Hamilton Island’s prestige mansions up for grabs
Hamilton Island’s most expensive prestige mansions are on the market, likely to draw cashed-up east-coasters and overseas buyers.
If you have to ask the price you probably can’t afford one, but some of Hamilton Island’s most expensive prestige mansions are on the market with a plethora of cashed-up east-coasters, Europeans and North Americans – and even some New Zealanders – expected to show interest.
Holiday rents are rising and occupancies are at their highest levels in living memory since borders reopened, according to Wayne Singleton, a director of Queensland Sotheby’s International Realty, who is marketing several big-ticket mansions across the island.
“There are signature homes on the market at the moment – people all have different reasons for selling,” says Singleton, who has been selling property on the island off Queensland’s Airlie Beach for 20 years.
Singleton says the Oatley family-owned holiday island’s mansions and apartments appeal to a range of buyers and have not suffered because of the lack of Chinese purchasers – a phenomenon that has recently dogged Sydney and Melbourne’s prestige residential markets.
“We always had Chinese looking at Hamilton, the Australian Chinese bought a couple of properties, (but) it’s not really a market for us. You tend to find Europeans and Americans as well as the New Zealanders are the main overseas buyers.”
Trisara Gardens fronting 1 Plum Pudding Close is being offered to the market by Sydney-based property developer Peter Brennan and his partner Michael Lynch for the first time in 15 years.
Overlooking the Coral Sea, the four-bedroom and three-bathroom mansion blends contemporary design with Asian influences and luxury coastal interiors.
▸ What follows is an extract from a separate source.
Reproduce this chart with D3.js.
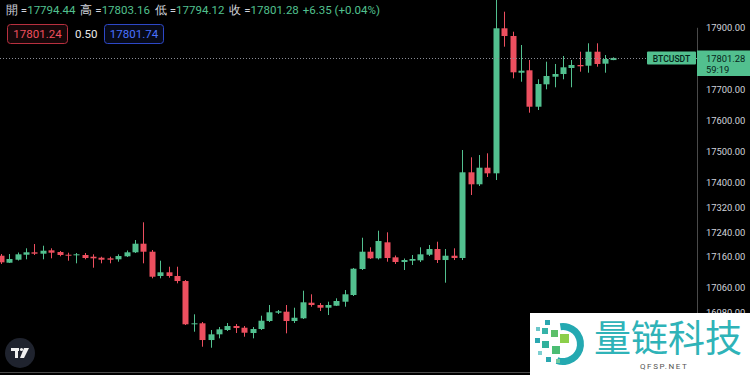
<!DOCTYPE html>
<html>
<head>
<meta charset="utf-8">
<script src="https://cdn.jsdelivr.net/npm/d3@7/dist/d3.min.js"></script>
<style>
  html, body { margin: 0; padding: 0; background: #000; }
  svg { display: block; }
  text { font-family: Roboto, "Noto Sans", sans-serif; }
</style>
</head>
<body>
<script>
// candle values (BTCUSDT), oldest first
const opens  = [17163.7,17141.1,17150.8,17166.9,17174.7,17170.2,17181.1,17175.6,17166.9,17166.0,
                17166.0,17160.5,17157.3,17155.3,17152.1,17161.8,17174.7,17202.4,17176.6,17098.3,
                17110.2,17098.3,17082.1,16942.6,16945.8,16891.9,16910.3,16924.2,16937.1,16931.6,
                16914.5,16927.4,16953.2,16980.0,16983.2,16953.2,16961.9,17012.2,17004.8,16996.1,
                17002.5,17015.4,17037.0,17120.8,17176.6,17155.3,17206.9,17158.5,17143.4,17147.6,
                17148.9,17166.9,17185.3,17149.8,17163.7,17156.3,17432.6,17393.9,17447.4,17429.3,
                17896.8,17871.9,17753.6,17761.4,17644.0,17716.2,17740.7,17749.4,17768.8,17778.5,
                17776.2,17821.3,17782.7,17794.44];
const highs  = [17169.2,17169.2,17174.0,17187.6,17201.4,17195.9,17187.6,17178.9,17173.4,17172.4,
                17172.4,17168.2,17160.5,17160.5,17168.2,17180.5,17214.3,17271.4,17182.1,17147.6,
                17128.2,17128.2,17085.4,16974.8,16950.0,16924.2,16933.8,16946.7,16943.5,16937.1,
                16933.8,16970.3,17004.8,16988.7,17004.8,16996.1,17050.9,17039.3,17011.2,17015.4,
                17026.4,17053.1,17124.1,17221.7,17190.8,17244.3,17239.1,17164.3,17154.7,17166.0,
                17190.8,17198.2,17208.8,17185.3,17187.6,17504.4,17480.9,17488.3,17493.8,17994.0,
                17950.3,17885.8,17842.9,17794.6,17732.4,17789.1,17781.7,17807.5,17794.6,17821.3,
                17848.4,17848.4,17810.7,17803.16];
const lows   = [17136.9,17140.2,17148.2,17152.1,17166.0,17152.1,17155.3,17161.8,17147.6,17139.2,
                17152.1,17125.0,17139.2,17139.2,17144.4,17159.5,17172.4,17139.2,17090.8,17090.8,
                17092.8,17074.7,16940.3,16918.7,16870.3,16867.1,16897.4,16921.0,16914.5,16902.6,
                16897.4,16924.2,16950.0,16975.8,16913.5,16946.7,16959.6,16999.3,16985.4,16972.5,
                17001.5,16999.3,17033.8,17117.6,17153.1,17151.5,17144.4,17137.0,17117.6,17133.7,
                17143.4,17162.7,17140.2,17076.7,17149.8,17149.8,17359.4,17388.4,17417.4,17407.7,
                17837.5,17735.6,17724.6,17624.7,17633.4,17700.1,17706.6,17732.4,17706.6,17756.9,
                17753.6,17773.0,17753.6,17794.12];
const closes = [17142.4,17153.1,17168.2,17174.7,17170.2,17179.8,17173.4,17166.0,17165.0,17168.2,
                17156.3,17155.3,17150.8,17150.8,17162.7,17174.7,17202.4,17176.6,17096.0,17110.2,
                17098.3,17082.1,16942.6,16945.8,16891.9,16910.3,16926.4,16937.1,16930.6,16915.5,
                16927.4,16954.2,16981.3,16984.5,16953.2,16963.8,17013.5,17004.8,16996.1,17004.8,
                17017.7,17039.3,17121.8,17176.6,17155.3,17211.1,17156.3,17143.4,17149.8,17153.1,
                17168.2,17185.3,17149.8,17163.7,17156.3,17432.6,17393.9,17447.4,17429.3,17896.8,
                17871.9,17754.9,17760.1,17644.0,17717.2,17743.0,17749.4,17771.0,17778.5,17774.3,
                17821.3,17781.7,17797.8,17801.28];

// price axis tick values shown on the right
const priceTicks = [18000, 17900, 17700, 17600, 17500, 17400, 17320, 17240, 17160, 17060, 16980];

// legend (OHLC header)
const ohlcLabels = ["開", "高", "低", "收"];
const ohlcValues = ["17794.44", "17803.16", "17794.12", "17801.28"];
const change = "+6.35 (+0.04%)";
const bid = "17801.24", spread = "0.50", ask = "17801.74";
const symbol = "BTCUSDT", countdown = "59:19";

const W = 750, H = 375;
const axisX = 697;
const upColor = "#52c08f", downColor = "#ec4f5f";
const textColor = "#d1d4dc";

const svg = d3.select("body").append("svg")
    .attr("width", W)
    .attr("height", H);

svg.append("rect").attr("width", W).attr("height", H).attr("fill", "#000");

const data = opens.map((o, i) => ({ i, o, h: highs[i], l: lows[i], c: closes[i] }));

// scales
const x = d3.scaleLinear().domain([0, data.length - 1]).range([0.8, 613.3]);
const y = d3.scaleLinear().domain([16980, 17900]).range([312.7, 27.3]);
const bodyW = 6;

const plot = svg.append("g");

// wicks
plot.selectAll("line.wick")
  .data(data)
  .join("line")
    .attr("class", "wick")
    .attr("x1", d => Math.round(x(d.i)) + 0.5)
    .attr("x2", d => Math.round(x(d.i)) + 0.5)
    .attr("y1", d => y(d.h))
    .attr("y2", d => y(d.l))
    .attr("stroke", d => d.c >= d.o ? upColor : downColor)
    .attr("stroke-width", 1);

// bodies
plot.selectAll("rect.body")
  .data(data)
  .join("rect")
    .attr("class", "body")
    .attr("x", d => Math.round(x(d.i)) + 0.5 - bodyW / 2)
    .attr("width", bodyW)
    .attr("y", d => y(Math.max(d.o, d.c)))
    .attr("height", d => Math.max(1, Math.abs(y(d.o) - y(d.c))))
    .attr("fill", d => d.c >= d.o ? upColor : downColor);

// last price dotted line
const lastY = y(closes[closes.length - 1]);
svg.append("line")
    .attr("x1", 0).attr("x2", axisX)
    .attr("y1", Math.round(lastY) + 0.5).attr("y2", Math.round(lastY) + 0.5)
    .attr("stroke", "#8a8d96")
    .attr("stroke-width", 1)
    .attr("stroke-dasharray", "1,2");

// price axis
const axisG = svg.append("g").attr("transform", `translate(${axisX},0)`);
axisG.call(d3.axisRight(y).tickValues(priceTicks).tickSize(0).tickPadding(9).tickFormat(d3.format(".2f")));
axisG.select(".domain").attr("stroke", "#4a4a4a");
axisG.selectAll("text")
    .attr("fill", textColor)
    .style("font-size", "9.4px")
    .style("font-family", "Roboto, sans-serif");

// bottom border
svg.append("line")
    .attr("x1", 0).attr("x2", W)
    .attr("y1", 372.5).attr("y2", 372.5)
    .attr("stroke", "#4a4a4a");

// symbol tag + price label
svg.append("rect")
    .attr("x", 647).attr("y", 51.5).attr("width", 49).attr("height", 13)
    .attr("rx", 1).attr("fill", upColor);
svg.append("text")
    .attr("x", 671.5).attr("y", 61.5)
    .attr("text-anchor", "middle")
    .attr("fill", "#06251a")
    .style("font-size", "8.6px")
    .style("font-weight", "500")
    .text(symbol);
svg.append("rect")
    .attr("x", axisX).attr("y", 50.5).attr("width", W - axisX).attr("height", 25.5)
    .attr("fill", upColor);
svg.append("text")
    .attr("x", 706).attr("y", 62)
    .attr("fill", "#06251a")
    .style("font-size", "9.4px")
    .text(closes[closes.length - 1].toFixed(2));
svg.append("text")
    .attr("x", 706).attr("y", 73)
    .attr("fill", "#06251a")
    .style("font-size", "9.4px")
    .text(countdown);

// OHLC header
const header = svg.append("text").attr("x", 6).attr("y", 14).style("font-size", "11.5px");
ohlcLabels.forEach((lab, k) => {
  header.append("tspan").attr("fill", textColor).attr("dx", k === 0 ? 0 : 5).text(lab + " =");
  header.append("tspan").attr("fill", upColor).text(ohlcValues[k]);
});
header.append("tspan").attr("fill", upColor).attr("dx", 4).text(change);

// bid / spread / ask boxes
svg.append("rect")
    .attr("x", 7.5).attr("y", 24.5).attr("width", 60).attr("height", 19).attr("rx", 3)
    .attr("fill", "#150709").attr("stroke", "#b8303f");
svg.append("text")
    .attr("x", 37.5).attr("y", 38).attr("text-anchor", "middle")
    .attr("fill", "#f0505f").style("font-size", "11.5px").text(bid);
svg.append("text")
    .attr("x", 75).attr("y", 38)
    .attr("fill", "#e8e8e8").style("font-size", "11.5px").text(spread);
svg.append("rect")
    .attr("x", 104.5).attr("y", 24.5).attr("width", 59).attr("height", 19).attr("rx", 3)
    .attr("fill", "#070a18").attr("stroke", "#2d48c8");
svg.append("text")
    .attr("x", 134).attr("y", 38).attr("text-anchor", "middle")
    .attr("fill", "#4a73ff").style("font-size", "11.5px").text(ask);

// TradingView logo (bottom left)
const tv = svg.append("g").attr("transform", "translate(20,353)");
tv.append("circle").attr("r", 15).attr("fill", "#1f232e");
tv.append("rect").attr("x", -9).attr("y", -5).attr("width", 8).attr("height", 3).attr("fill", "#f0f0f0");
tv.append("rect").attr("x", -5).attr("y", -5).attr("width", 3).attr("height", 10).attr("fill", "#f0f0f0");
tv.append("circle").attr("cx", 1.5).attr("cy", -3.5).attr("r", 1.6).attr("fill", "#f0f0f0");
tv.append("path").attr("d", "M4,-5 L9,-5 L4,5 L0,5 Z").attr("fill", "#f0f0f0");

// watermark (bottom right)
const wm = svg.append("g");
wm.append("rect").attr("x", 530).attr("y", 313).attr("width", 220).attr("height", 62).attr("fill", "#ffffff");
const ring = d3.arc().innerRadius(14).outerRadius(21).startAngle(-0.15).endAngle(Math.PI + 0.35);
wm.append("path").attr("transform", "translate(563,344)").attr("d", ring()).attr("fill", "#24a9b1");
const squares = [
  [545, 320, 5, "#2aa7b0"], [536, 327, 4, "#6cc6c9"], [542, 328, 6, "#35b3a8"],
  [551, 330, 7, "#5cbf6a"], [560, 334, 9, "#8ccf4a"], [535, 338, 5, "#2aa7b0"],
  [542, 341, 7, "#2fb19c"], [552, 346, 8, "#4bbd73"], [538, 351, 4, "#7dcfd1"],
  [546, 357, 5, "#2aa7b0"], [556, 359, 4, "#6fc9a0"]
];
wm.selectAll("rect.sq").data(squares).join("rect").attr("class", "sq")
    .attr("x", d => d[0]).attr("y", d => d[1]).attr("width", d => d[2]).attr("height", d => d[2])
    .attr("fill", d => d[3]);
wm.append("text")
    .attr("x", 594).attr("y", 352)
    .attr("fill", "#2fb3b8")
    .style("font-family", "'Noto Sans CJK SC', sans-serif")
    .style("font-size", "37px")
    .text("量链科技");
wm.append("text")
    .attr("x", 640).attr("y", 369)
    .attr("fill", "#555")
    .style("font-size", "8px")
    .style("letter-spacing", "1.6px")
    .text("QFSP.NET");
</script>
</body>
</html>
Brennan and Lynch reckon it is time to explore other experiences both in Australia and overseas and have a $9m-plus asking price on the property.
Brennan reckons it would be difficult to replicate such a luxury villa, given the lack of tradespeople and soaring building costs in today’s market.
Singleton, who is marketing the property built on a 1900sq m site, says the house, replete with a 23m lap pool, could easily rent out for $3000-$4000 a night as holiday rentals are skyrocketing, adding that the Hamilton Island market is pretty strong at present.
“We have an unconditional contract on a house just footsteps from the Qualia resort last week with a buyer paying the third-highest price ever for a house on the island,” he said.
The house, known as Bluestone, sold through Singleton for about $7.5m to a Gold Coast development executive with diversified interests. The vendor of the property, which was not a waterfront property and does not have panoramic island views, was Canadian.
Singleton says other sales on the island this year include two pavilion penthouses that sold for more than $8m.
Apart from this significant sale, holiday rentals across the island are surging and that could be behind the spate of high price listings.
One of Hamilton Island’s most expensive homes, called The Woodshed, is on the market with an asking price of $10m.
Positioned on a 4000sq m-plus site, the three-bedroom and three-bathroom house has panoramic views across the island and is being offered to the market by a Brisbane-based executive through Singleton.
Another top Hamilton Island mansion is Tradewinds, which recently hit the listings with a $9m asking price through PRD agent Andy Camm.
Built in 2001, the property fronts Hamilton Island’s Great Northern Highway and is being offloaded by South Australian entrepreneur Peter Teakle.
The average sale price on Hamilton Island is $1.1m, which buys a two-bedroom and two-bathroom apartment that will yield a 5 per cent return, he says.
Singleton says that, before Covid-19, holiday occupancies ranged from 70-75 per cent annually.
“Since borders reopened last December we are now talking 85-90 per cent occupancy across the island. It is going gang busters and rental prices are going up,” Singleton says.
“Basically you can get $500-$600 a night for a two-bedroom apartment and that is all year around – not just in the high season.”